Румата сейчас же встал.
— Благодарю тебя, почтенный, — сказал он. Он шагнул на середину комнаты и положил на конторку мешочек с десятком золотых. — Оставляю тебя с просьбой: если тебе станет что-нибудь известно, дай мне знать. — Он прикоснулся к шляпе. — Прощай.
Возле самой двери он остановился и небрежно сказал через плечо:
— Ты тут говорил что-то об ученых людях. Мне пришла сейчас в голову мысль. Я чувствую, трудами короля в Арканаре через месяц не отыщешь ни одного порядочного книгочея. А я должен основать в метрополии университет, потому что дал обет за излечение меня от черного мора. Будь добр, когда подналовишь книгочеев, извести сначала меня, а потом уже дона Рэбу. Может статься, я отберу себе парочку для университета.
— Не дешево обойдется, — сладким голосом предупредил Вага. — Товар редкостный, не залеживается.
— Честь дороже, — высокомерно сказал Румата и вышел.
3
Этого Вагу, думал Румата, было бы очень интересно изловить и вывести на Землю. Технически это не сложно. Можно было бы сделать это прямо сейчас. Что бы он стал делать на Земле? Румата попытался представить себе, что Вага стал бы делать на Земле. В светлую комнату с зеркальными стенами и кондиционированным воздухом, пахнущим хвоей или морем, бросили огромного мохнатого паука. Паук прижался к сверкающему полу, судорожно повел злобными глазками и — что делать? — боком, боком кинулся в самый темный угол, вжался, угрожающе выставив ядовитые челюсти. Конечно, прежде всего Вага стал бы искать обиженных. И, конечно, самый глупый обиженный показался бы ему слишком чистым и непригодным к использованию. А ведь захирел бы старичок. Пожалуй, даже и умер бы. А впрочем, кто его знает! В том-то все и дело, что психология этих монстров — совершенно темный лес. Святой Мика! Разобраться в ней гораздо сложнее, чем в психологии негуманоидных цивилизаций. Все их действия можно объяснить, но чертовски трудно эти действия предсказать. Да, может быть, и помер бы с тоски. А может быть, огляделся бы, приспособился, прикинул бы, что к чему, и поступил бы лесничим в какой-нибудь заповедник. Ведь не может же быть, чтобы не было у него мелкой, безобидной страстишки, которая здесь ему только мешает, а там могла бы стать сутью его жизни. Кажется, он кошек любит. В берлоге у него, говорят, целое стадо, и специальный человек к ним приставлен. И он этому человеку даже платит, хотя скуп и мог бы просто пригрозить. Но что бы он стал делать на Земле со своим чудовищным властолюбием — непонятно!

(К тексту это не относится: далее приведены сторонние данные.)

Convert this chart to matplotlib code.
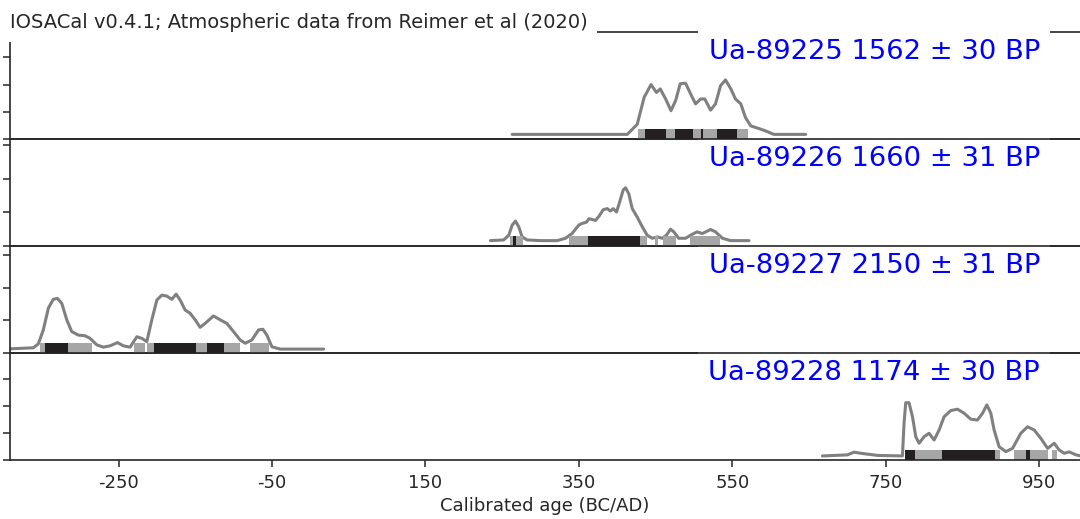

Румата остановился перед таверной и хотел было зайти, но обнаружил, что у него пропал кошелек. Он стоял перед входом в полной растерянности (он никак не мог привыкнуть к таким вещам, хотя это случилось с ним не впервые) и долго шарил по всем карманам. Всего было три мешочка, по десятку золотых в каждом. Один получил прокуратор, отец Кин, другой получил Вага. Третий исчез. В карманах было пусто, с левой штанины были аккуратно срезаны все золотые бляшки, а с пояса исчез кинжал.